Traditionally, nonprofits are closed organizations that function as a middleman between donors and beneficiaries. The organizations allocate the funds to the destinations that they decide to, and the donors support the organization, rather than a specific project. The beneficiaries and the donors are at the other ends of the chain - there is hardly any contact between those two ends.

The role of nonprofits as a middleman is changing. The donors can more often support a specific project rather than the organization as a whole. Nowadays the donors can also easily have a direct contact with the beneficiaries. For example, on a microlending platform Kiva.org a donor can directly lend money to a certain entrepreneur, and on crowdfunding services such as Spot.Us and KickStarter, a donor can support exactly the kind of journalism or projects he or she likes.

The crowd can organize themselves around goals, campaigns and projects even without the structures that nonprofits have traditionally provided.
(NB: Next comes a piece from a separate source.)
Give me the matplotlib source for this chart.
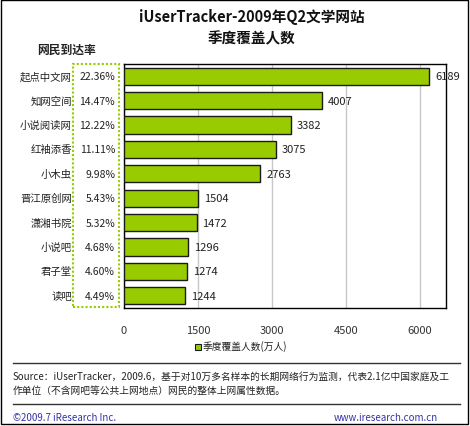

People don't need a middleman, a nonprofit, to create the impact they want to see.

This change poses a challenge for traditional nonprofits: how can they turn this change into their advantage?

The answer is: By turning into open platform organizations that facilitate collaboration in open spaces and radically shortening the distance between the donor and the beneficiary.
By opening up their processes - letting donors have a say where the funds go and what kind of projects are being supported.

By opening up data for anybody to use. Nonprofits have a lot of unique and interesting research data. The data could be used in several ways for many purposes, whether in academic research, or developing iPhone applications.

Do you know a success story of a traditional nonprofit that has renewed its role and structure? How about open data? Have any nonprofits anywhere in the world opened up their data?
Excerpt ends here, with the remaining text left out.